Are non-financial performance metrics soft?

We discuss how to successfully incorporate them into your remuneration framework without being criticised for being too soft.


Financial or earnings measures from the basis of most performance-based remuneration. However, it is rational to balance “what” has been achieved financially, with “how” it was achieved and whether or not it can be sustained in the future. Drastic cuts to expenditure and investment can increase earnings in the short-term, but compromise them in the long-term. Non-financial measures can provide balance to the overall performance measurement process.


There are various ways to group these metrics, but we have allocated them into five broad measurement categories:

  • Productivity/Efficiency & Quality
  • Risk Management
  • People & Culture
  • Customer Focus
  • Growth & Innovation


The metrics used to measure performance in each category will vary depending on the industry and the current company strategy.
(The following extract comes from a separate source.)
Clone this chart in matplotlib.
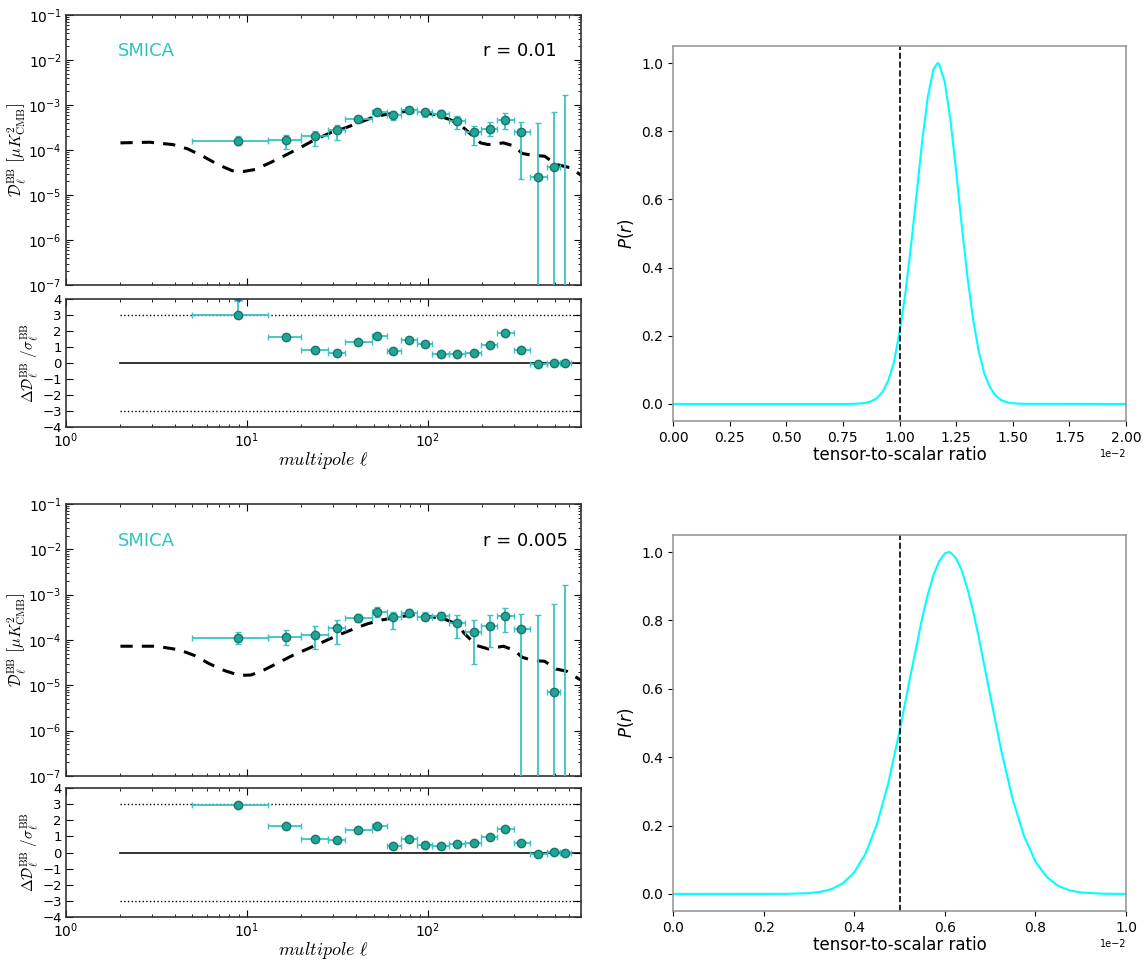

Sample metrics for each category are shown below.


Productivity/efficiency metrics could include:

  • Production level per FTE
  • Waste/defect/error rates
  • Production cycle time


Risk management metrics could include:

  • Safety – injury rates
  • Reputational damage
  • Sustainability and environmental impact

People & culture metrics could include:

  • Employee engagement outcomes
  • Voluntary turnover rates, particularly for high potential employees
  • Time to fill

Customer focus metrics could include:

  • Customer satisfaction, preferably with external benchmarks
  • Net promoter score
  • Internet/social media feedback


Growth & innovation metrics could include:

  • Market share
  • Products per customer
  • Percentage of revenue from new products


Non-financial metrics have been successfully used for decades as part of a balanced scorecard approach to calculating short-term incentives. Many of the sample metrics above will be very familiar. Other commonplace measures include development and commercialisation milestones, used by exploration, technology and biotech companies.


Successfully incorporating non-financial metrics in LTIs has been more elusive. Only one S&P/ASX 50 company has used a scorecard LTI, with multiple measures over multiple financial years, without an investor backlash, although others have tried, like the Commonwealth Bank of Australia (CBA) and Newcrest Mining (NCM).


Newcrest received a 45% “no” vote in 2014 after advising investors of the intention to introduce a strategic scorecard for a proportion of the FY15 LTI. Very little detail was provided in relation to how measures including organisational health, diversity and growth were going to be assessed. In 2015 Newcrest provided investors with specific metrics and hurdles for most of the scorecard metrics and the “no” vote reduced to 2%. Despite this, the scorecard has now been removed in favour of relative TSR. No doubt there were other irritants in 2014, such as the 2013 removal of STI deferral, but the lack of clear disclosure of how performance was going to be assessed is problematic for investors, regardless of the metric.


The CBA experience is not dissimilar.


The lesson from Newcrest and CBA is the importance of full disclosure. Our design and communication check list includes:

  • Why were the individual measures and metrics chosen?
  • How will the metrics underpin the strategy and/or contribute to future earnings?
  • What are the hurdles and will they require regular calibration?
  • How does the performance for each measure or metric link to remuneration outcomes?


For example, a mining company might include one or more safety metrics to:

  • Ensure that safety requirements are given a high priority within the company to reflect established core values
  • Reduce productivity losses due to injuries
  • Improve LTIFR per million hours worked relative to industry benchmarks
  • Reduce the available incentive if the LTIFR exceeds benchmark levels


There are several alternatives methods of linking scorecard performance to remuneration outcomes. Some measures, such as productivity and growth may lend themselves to a direct link with an established portion of an incentive award. For example, assuming that 40% of a technology company’s award is based on financial outcomes, then a further 20% may be based on growth in market share, 20% on employee retention and engagement and 20% on innovation.


Risk management and people & culture measurements may be more appropriately applied as modifiers. This means that a payment which has been determined based on financial and other scorecard measures, is modified up and/or down, depending on the modifier outcomes. Safety measures that apply a meaningful reduction in the award for failing to meet established standards, send a strong message to managers. The message to all stakeholders is that, while earnings growth is important, we will not sacrifice the safety of our employees and contractors to achieve it.


While reductions in awards may appear to be punitive, they align well with the concept of malus or clawback. Multiple modifiers can be used that ensure improvements in performance are real and not at the expense of effective risk management, or employee engagement, or customer service.


As with all performance measurement systems consideration should be given to the risks, including:

  • Inadequate measurement or tracking systems and processes
  • The timing of measurement
  • Unintended consequences such as underreporting of poor outcomes to minimise the impact on remuneration


There is no reason that non-financial measures that are aligned with strategy, well defined, with quantitative metrics, should be relegated to short-term incentives. They can form part of an effective long-term reward framework – just don’t call them soft.